Classically trained artist working in the media of oil painting and print-making in the New Forest, England.

Bell & Ling Heather from Acres Down, NewForest. Oil on canvas.

I received my artistic training in Florence, Italy, where I learned figurative drawing and painting at the atelier of the American artist Charles H. Cecil. Following my first year of study I was invited to teach, alongside my own studies, which I continued for a further four years.

 

In Florence we were taught to work exclusively from life using the historic sight-size technique, and were encouraged to study and appreciate the effects of natural light upon the model. Painting directly from nature enables the artist to make a living connection to the scene they are viewing: the final painting being the result of the interchange between the painter, the sitter, and their surroundings; while under the intense, usually single light source, colour becomes secondary to atmospheric light and shade in the construction of form. The principles and techniques I learned during these formative years remain the foundation on which my work still evolves.

 

On returning to the UK, I studied for an undergraduate degree in History of Art at the University of Aberdeen, graduating in the summer of 2012 with First Class Honours. In 2014 I resumed my academic studies to read for an MSt in History of Art and Visual Culture at the University of Oxford, graduating the following year with a Distinction. For both my degrees, my dissertation topic centred on the critical output of the Scottish nineteenth-century artist and art critic Robert Alan Mowbray Stevenson, whose aesthetic philosophies - most notably his belief in the primacy of the ‘impressionistic vision’ in painting - have had a profound influence on my own artistic approach. See here for more on my continuing research on this exceptional art theorist.

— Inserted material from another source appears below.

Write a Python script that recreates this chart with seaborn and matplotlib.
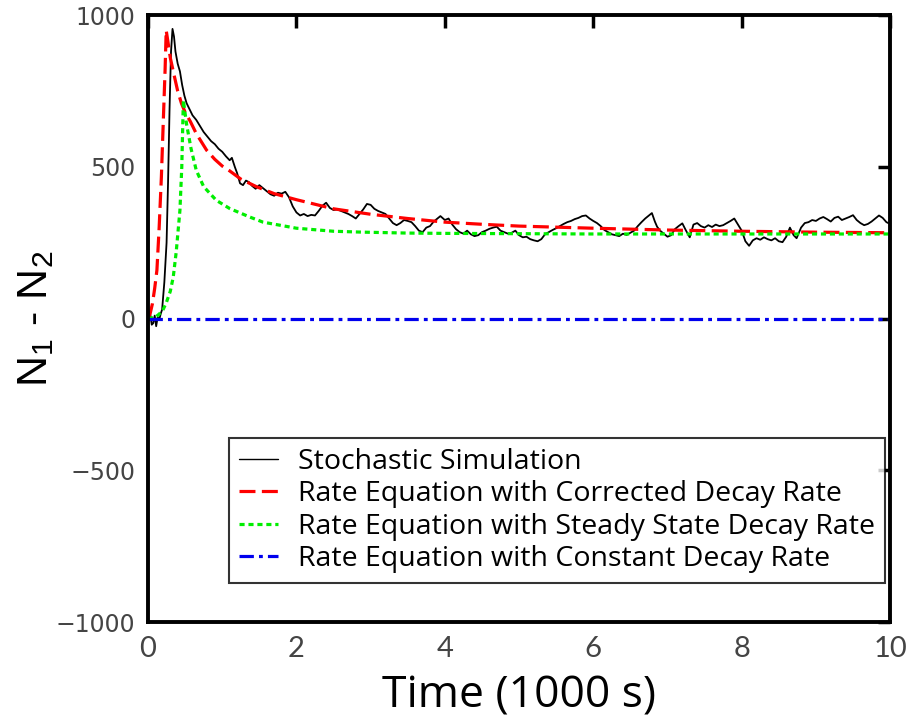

I have now returned to my home county of Hampshire to settle in the heart of the New Forest, where I am developing my art in the direction of landscape and wildlife painting. I am based in Lyndhurst, and though I also work from a bricks-and-mortar studio on the outskirts of nearby Lymington, my true artistic home is the plein air of the ancient and ornamental woodlands, lowland heaths, valley mires, open pastures and winding forest streams that make up the mosaic of this timeless, perfect place.

Study after Velázquez: Detail of Apollo from The Forge of Vulcan, 1629-30. Charcoal.

Study after Velázquez: Detail of Apollo from The Forge of Vulcan, 1629-30. Charcoal.